Японцы регулярно приходили и скупали все, что относилось к российской территории вплоть до Байкала. У нас нашлись книжки и брошюры, прежде не интересовавшие никого и пылившиеся в углу, и теперь японцы все это скупили. Относительно общих вопросов, касающихся России, они звонили и спрашивали совета у своих преподавателей.

Прошли годы, и в Юрмале я познакомился с одним японистом из Москвы. Поделился с ним этими воспоминаниями, и тот спросил: «А вы случайно не помните каких-нибудь имен?» – «Припоминаю только двоих – некоего Хатаяму и Мейдзеки». – «Ха! – отозвался собеседник, – теперь все понятно.
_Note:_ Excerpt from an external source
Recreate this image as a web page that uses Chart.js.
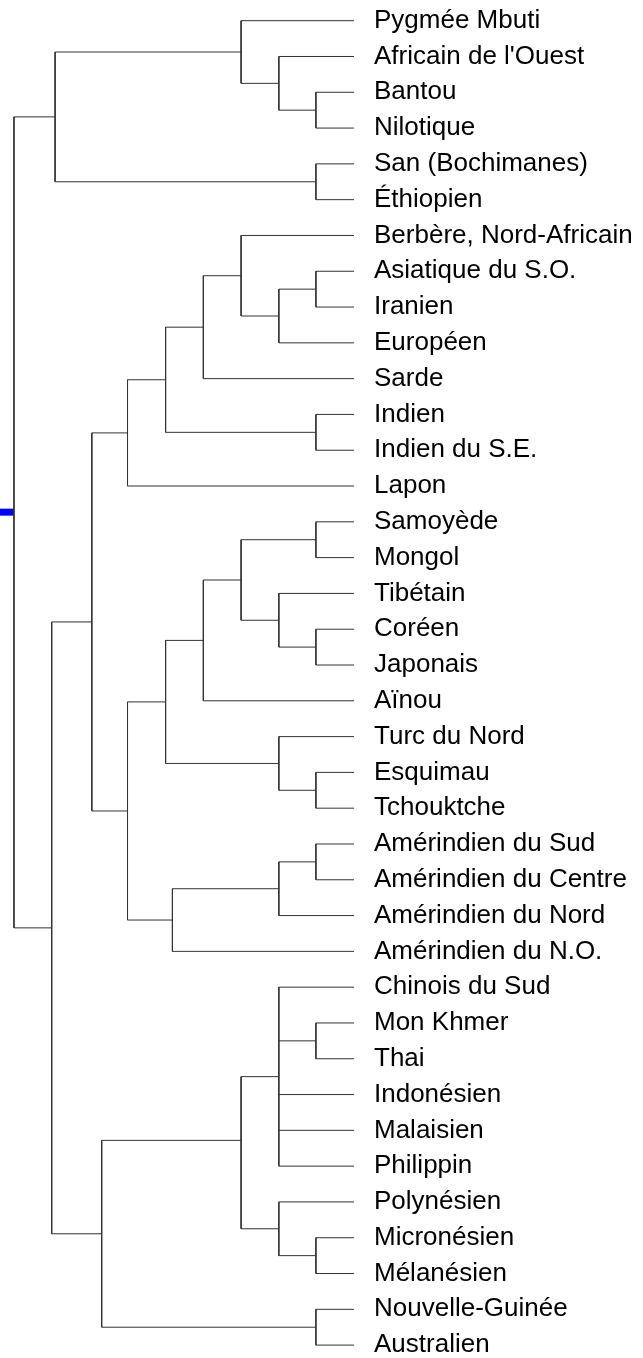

Мейдзеки – посол Японии в Москве, и я никак не мог понять, откуда у него все эти познания. Он может рассказать, что означают, скажем, икона и ее сюжет, он прекрасно ориентируется в российских делах, вплоть до семейных и бытовых».

Прошли еще годы, и меня познакомили с японкой Сонокашимой, она работала над диссертацией, темой которой была Латвия. Я рассказал и ей о своих довоенных впечатлениях и услышал от нее, что Мейдзеки – директор Научно-исследовательского института международных отношений и ее непосредственный начальник. Когда мой рассказ дошел до ушей самого Мейдзеки, он прислал мне свою книгу на японском, которую я передарил в свою очередь Елене Стабуровой.

Работать в «Универсале» было крайне интересно. Каждое воскресенье я брал домой книгу на прочтение. Главное же – был обретен опыт в обращении с книгой; теперь я знал, где и как искать необходимую мне литературу. Вот пример: я не успел тогда изучить четыре внушительных тома издания «Эпоха великих реформ»[64] о 1860-70 годах, но я видел их, держал в руках, знал, что в них можно найти. Подобных интересных книг было много, без счета.

Когда происходила репатриация немцев, я совершал нечто, не совсем, не стопроцентно лояльное по отношению к моему работодателю. А именно – я читал объявления отъезжающих о продаже книг и шел сам по себе, а не по заданию своего хозяина, купить эти книги для себя. Таким образом мне удалось приобрести книги знаменитого издателя Александра Смирдина (первая половина XIX века) – первоиздания произведений Пушкина и других русских классиков. У меня оказалась и книга Петра Шафирова, министра иностранных дел при Петре Первом «Рассуждение, какие законные причины Петр I, царь и повелитель всероссийский, к начатию войны против Карла XII, короля шведского, в 1700 году имел». В каталоге сказано, что три первые страницы в ней начертаны самим Петром Первым.

Когда в 1940 году в Латвию приехал Николай Вирта и увидел мою библиотеку, он воскликнул: «Вы сами не представляете, какие у вас собраны книги! В Москве только из-за этой библиотеки вы стали бы значительной персоной!».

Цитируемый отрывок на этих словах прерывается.